EXERCISE INSTRUCTIONS: Copy every line of the listing that holds the string "this".

[Charts and diagrams as code]

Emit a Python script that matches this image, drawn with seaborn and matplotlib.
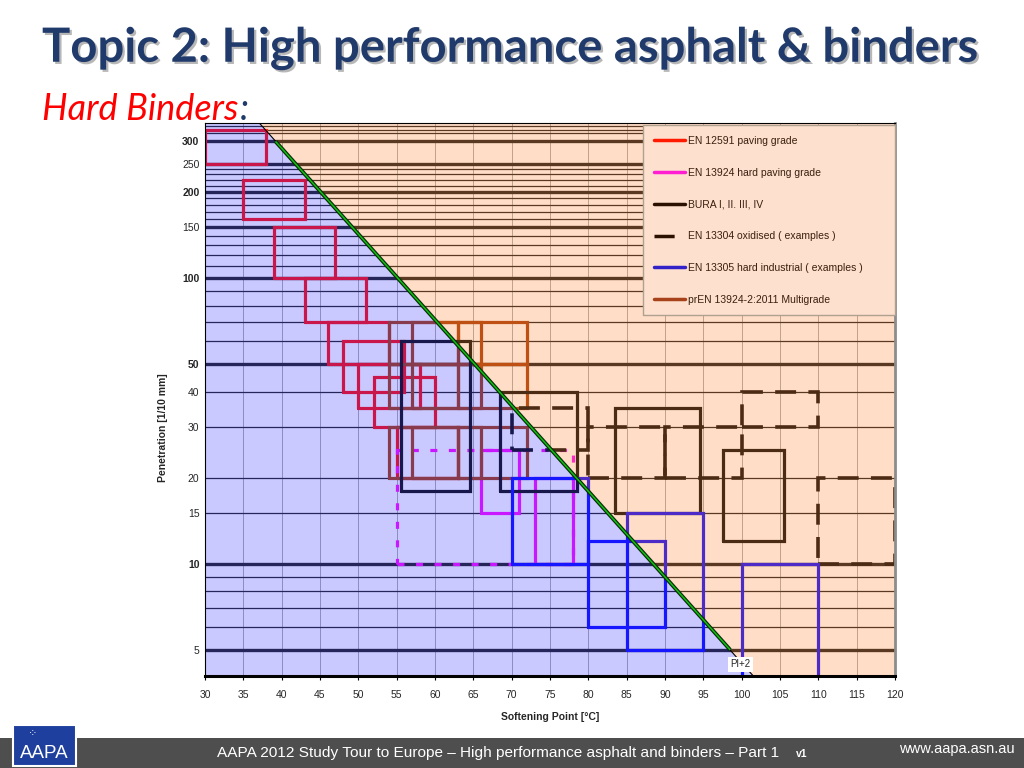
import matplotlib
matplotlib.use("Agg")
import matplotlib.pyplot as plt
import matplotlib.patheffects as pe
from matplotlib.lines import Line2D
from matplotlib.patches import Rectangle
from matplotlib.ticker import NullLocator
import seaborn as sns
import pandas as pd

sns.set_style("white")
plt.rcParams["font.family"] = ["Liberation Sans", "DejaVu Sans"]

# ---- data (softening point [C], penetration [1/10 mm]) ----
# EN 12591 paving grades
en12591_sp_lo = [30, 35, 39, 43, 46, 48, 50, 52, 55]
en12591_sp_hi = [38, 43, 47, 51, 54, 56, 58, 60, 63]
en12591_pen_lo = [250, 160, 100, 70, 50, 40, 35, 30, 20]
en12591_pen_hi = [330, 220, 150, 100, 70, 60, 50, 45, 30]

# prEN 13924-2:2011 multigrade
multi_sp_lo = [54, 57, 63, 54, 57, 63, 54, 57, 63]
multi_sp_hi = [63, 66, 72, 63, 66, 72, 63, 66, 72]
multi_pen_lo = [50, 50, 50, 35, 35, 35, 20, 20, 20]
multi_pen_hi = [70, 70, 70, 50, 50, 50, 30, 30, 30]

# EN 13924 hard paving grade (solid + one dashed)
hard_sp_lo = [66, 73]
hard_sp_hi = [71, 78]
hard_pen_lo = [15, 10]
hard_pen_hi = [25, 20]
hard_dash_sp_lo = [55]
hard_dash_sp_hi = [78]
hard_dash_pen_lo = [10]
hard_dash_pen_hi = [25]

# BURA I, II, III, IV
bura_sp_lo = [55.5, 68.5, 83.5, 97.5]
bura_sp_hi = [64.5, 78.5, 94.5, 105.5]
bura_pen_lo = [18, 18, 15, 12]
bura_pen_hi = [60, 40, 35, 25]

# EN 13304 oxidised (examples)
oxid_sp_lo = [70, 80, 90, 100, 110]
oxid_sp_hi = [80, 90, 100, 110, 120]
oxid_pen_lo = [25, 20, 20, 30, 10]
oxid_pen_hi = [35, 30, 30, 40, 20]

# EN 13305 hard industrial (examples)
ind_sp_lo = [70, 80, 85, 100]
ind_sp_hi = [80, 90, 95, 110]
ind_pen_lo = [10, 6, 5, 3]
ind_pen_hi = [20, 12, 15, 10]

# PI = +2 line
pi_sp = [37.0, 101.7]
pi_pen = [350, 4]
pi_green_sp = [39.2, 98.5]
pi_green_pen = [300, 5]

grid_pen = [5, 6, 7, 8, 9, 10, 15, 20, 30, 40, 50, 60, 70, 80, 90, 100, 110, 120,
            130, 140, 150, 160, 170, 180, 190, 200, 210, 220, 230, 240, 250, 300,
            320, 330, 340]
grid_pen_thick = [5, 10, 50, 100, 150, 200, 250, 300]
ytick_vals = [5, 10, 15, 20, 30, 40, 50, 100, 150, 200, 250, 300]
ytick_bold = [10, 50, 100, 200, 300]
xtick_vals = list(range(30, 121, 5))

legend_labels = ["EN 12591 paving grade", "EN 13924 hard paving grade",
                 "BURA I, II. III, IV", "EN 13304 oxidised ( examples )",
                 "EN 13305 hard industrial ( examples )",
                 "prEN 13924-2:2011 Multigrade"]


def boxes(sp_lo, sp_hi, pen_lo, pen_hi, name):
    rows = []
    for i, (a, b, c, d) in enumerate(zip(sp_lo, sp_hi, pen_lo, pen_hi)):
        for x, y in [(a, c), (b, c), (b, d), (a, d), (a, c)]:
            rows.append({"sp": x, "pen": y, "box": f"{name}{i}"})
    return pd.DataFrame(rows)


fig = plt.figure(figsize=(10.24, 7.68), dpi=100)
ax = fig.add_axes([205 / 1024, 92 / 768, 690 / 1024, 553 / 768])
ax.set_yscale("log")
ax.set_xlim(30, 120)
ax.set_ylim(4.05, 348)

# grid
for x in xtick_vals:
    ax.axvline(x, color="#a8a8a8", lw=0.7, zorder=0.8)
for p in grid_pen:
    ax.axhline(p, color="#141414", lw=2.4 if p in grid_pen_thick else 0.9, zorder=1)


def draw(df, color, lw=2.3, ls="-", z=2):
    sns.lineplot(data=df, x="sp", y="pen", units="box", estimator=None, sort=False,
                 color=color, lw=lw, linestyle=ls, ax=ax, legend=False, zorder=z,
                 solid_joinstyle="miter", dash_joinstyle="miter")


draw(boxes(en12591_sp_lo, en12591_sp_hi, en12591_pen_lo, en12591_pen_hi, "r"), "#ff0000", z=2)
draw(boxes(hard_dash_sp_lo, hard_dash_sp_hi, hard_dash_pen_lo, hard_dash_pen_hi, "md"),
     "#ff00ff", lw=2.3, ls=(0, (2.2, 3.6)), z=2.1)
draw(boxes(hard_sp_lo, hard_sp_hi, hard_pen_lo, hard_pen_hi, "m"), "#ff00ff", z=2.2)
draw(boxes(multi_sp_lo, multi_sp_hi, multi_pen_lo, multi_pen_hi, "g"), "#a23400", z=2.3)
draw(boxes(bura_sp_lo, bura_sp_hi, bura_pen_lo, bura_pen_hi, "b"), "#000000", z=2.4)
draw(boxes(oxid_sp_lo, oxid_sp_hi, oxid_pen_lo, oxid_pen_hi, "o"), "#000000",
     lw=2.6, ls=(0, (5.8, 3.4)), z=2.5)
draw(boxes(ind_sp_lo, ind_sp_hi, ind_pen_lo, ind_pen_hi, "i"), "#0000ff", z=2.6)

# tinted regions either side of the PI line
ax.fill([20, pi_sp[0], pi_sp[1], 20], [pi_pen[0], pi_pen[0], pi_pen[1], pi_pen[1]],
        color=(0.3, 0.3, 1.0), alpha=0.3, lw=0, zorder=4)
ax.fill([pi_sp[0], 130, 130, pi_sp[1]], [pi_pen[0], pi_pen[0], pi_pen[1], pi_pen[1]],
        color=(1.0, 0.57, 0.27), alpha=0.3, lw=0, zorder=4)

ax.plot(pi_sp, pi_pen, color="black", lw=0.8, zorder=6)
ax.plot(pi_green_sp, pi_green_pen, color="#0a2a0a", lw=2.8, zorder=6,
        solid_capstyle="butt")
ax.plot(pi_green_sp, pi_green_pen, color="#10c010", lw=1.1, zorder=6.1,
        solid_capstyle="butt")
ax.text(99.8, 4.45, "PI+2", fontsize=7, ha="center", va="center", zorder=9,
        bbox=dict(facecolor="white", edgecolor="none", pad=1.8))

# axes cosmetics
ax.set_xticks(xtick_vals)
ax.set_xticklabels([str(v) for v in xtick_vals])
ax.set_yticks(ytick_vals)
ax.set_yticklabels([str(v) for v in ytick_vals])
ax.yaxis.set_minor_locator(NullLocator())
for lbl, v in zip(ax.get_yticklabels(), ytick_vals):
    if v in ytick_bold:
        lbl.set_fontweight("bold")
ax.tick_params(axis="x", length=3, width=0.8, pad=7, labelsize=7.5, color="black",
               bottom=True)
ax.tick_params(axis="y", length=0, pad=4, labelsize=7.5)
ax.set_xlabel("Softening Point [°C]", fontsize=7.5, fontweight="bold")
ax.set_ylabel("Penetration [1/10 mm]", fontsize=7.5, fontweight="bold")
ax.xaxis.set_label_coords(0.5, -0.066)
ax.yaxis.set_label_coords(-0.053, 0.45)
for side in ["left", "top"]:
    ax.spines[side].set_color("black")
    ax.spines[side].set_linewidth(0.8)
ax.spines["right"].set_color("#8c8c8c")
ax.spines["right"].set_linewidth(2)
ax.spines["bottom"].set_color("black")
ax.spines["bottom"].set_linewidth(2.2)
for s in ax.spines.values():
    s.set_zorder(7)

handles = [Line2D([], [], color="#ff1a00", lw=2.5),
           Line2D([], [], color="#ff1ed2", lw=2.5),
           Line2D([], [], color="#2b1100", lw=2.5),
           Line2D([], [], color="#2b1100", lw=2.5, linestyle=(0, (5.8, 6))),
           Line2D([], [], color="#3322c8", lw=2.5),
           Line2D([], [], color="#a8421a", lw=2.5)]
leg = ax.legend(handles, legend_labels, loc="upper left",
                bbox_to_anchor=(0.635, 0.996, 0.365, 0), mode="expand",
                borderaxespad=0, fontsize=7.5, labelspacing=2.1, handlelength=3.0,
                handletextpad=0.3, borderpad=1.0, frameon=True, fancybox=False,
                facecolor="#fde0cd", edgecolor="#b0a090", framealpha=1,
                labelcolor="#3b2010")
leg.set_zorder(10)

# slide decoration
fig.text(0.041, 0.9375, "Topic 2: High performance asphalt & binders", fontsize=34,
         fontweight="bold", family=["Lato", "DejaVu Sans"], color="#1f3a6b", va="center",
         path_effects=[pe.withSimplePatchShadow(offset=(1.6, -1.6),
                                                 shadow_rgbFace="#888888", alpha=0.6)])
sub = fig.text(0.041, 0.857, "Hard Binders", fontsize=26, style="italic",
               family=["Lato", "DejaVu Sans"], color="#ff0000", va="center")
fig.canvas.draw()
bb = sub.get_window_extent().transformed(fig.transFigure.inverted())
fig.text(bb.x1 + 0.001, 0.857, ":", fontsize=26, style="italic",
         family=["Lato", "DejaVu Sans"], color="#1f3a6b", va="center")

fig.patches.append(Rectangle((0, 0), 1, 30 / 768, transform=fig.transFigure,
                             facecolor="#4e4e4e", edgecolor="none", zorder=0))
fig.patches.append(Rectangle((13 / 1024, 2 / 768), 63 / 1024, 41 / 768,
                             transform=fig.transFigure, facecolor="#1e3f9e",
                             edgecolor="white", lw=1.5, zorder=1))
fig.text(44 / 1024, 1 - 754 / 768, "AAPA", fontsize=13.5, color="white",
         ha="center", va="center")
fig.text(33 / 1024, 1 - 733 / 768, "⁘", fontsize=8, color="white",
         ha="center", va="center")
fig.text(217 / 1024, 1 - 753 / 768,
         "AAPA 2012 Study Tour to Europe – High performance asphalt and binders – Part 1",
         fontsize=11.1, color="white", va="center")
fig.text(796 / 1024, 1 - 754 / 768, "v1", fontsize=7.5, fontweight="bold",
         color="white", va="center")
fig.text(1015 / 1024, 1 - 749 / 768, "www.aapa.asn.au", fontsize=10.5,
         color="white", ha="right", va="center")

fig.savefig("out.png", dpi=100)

---

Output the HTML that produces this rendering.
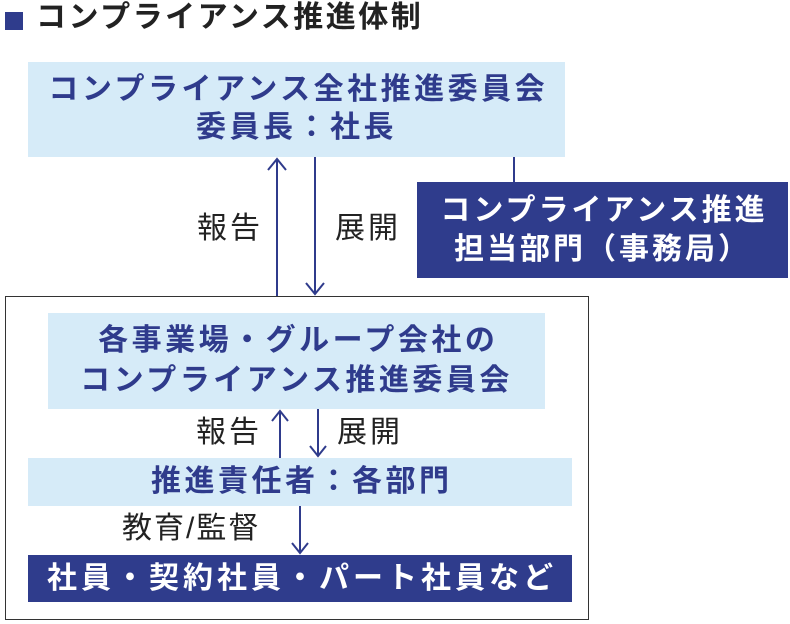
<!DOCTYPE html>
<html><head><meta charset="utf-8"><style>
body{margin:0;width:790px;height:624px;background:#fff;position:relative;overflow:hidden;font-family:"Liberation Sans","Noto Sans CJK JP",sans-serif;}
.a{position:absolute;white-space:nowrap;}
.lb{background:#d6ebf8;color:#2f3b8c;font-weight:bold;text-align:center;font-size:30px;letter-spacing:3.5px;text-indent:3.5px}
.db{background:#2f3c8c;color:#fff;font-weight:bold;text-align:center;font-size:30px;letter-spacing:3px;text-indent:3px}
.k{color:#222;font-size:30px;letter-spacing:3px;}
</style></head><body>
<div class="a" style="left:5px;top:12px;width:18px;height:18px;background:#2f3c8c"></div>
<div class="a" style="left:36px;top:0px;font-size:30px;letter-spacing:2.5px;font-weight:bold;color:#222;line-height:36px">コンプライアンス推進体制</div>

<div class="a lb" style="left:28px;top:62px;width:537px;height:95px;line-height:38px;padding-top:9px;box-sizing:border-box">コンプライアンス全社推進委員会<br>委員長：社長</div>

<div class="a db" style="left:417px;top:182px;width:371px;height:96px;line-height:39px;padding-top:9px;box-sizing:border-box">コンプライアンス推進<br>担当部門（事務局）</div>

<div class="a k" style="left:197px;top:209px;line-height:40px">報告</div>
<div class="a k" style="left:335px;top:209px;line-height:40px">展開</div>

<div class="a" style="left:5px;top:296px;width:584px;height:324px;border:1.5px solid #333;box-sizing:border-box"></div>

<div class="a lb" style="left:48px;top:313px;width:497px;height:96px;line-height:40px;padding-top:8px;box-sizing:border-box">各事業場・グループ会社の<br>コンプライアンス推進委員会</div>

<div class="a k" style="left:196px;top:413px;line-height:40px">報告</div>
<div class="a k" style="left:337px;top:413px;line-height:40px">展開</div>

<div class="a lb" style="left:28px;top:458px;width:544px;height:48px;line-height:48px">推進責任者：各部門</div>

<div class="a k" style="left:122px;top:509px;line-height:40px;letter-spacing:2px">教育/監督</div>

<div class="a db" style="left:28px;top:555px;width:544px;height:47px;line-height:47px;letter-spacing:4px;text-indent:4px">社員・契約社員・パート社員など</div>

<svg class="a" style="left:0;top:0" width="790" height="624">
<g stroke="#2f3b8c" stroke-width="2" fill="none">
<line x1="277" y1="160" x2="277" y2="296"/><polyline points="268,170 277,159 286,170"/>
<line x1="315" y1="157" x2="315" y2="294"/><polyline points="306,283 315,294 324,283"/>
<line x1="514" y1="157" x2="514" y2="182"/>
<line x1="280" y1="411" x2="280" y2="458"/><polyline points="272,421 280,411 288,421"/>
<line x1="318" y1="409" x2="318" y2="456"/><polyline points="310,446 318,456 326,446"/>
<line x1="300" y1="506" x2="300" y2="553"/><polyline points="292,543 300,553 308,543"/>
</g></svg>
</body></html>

THE SOLUTION:
Emit a Python script that matches this image, drawn with seaborn and matplotlib.
Output the HTML that produces this rendering.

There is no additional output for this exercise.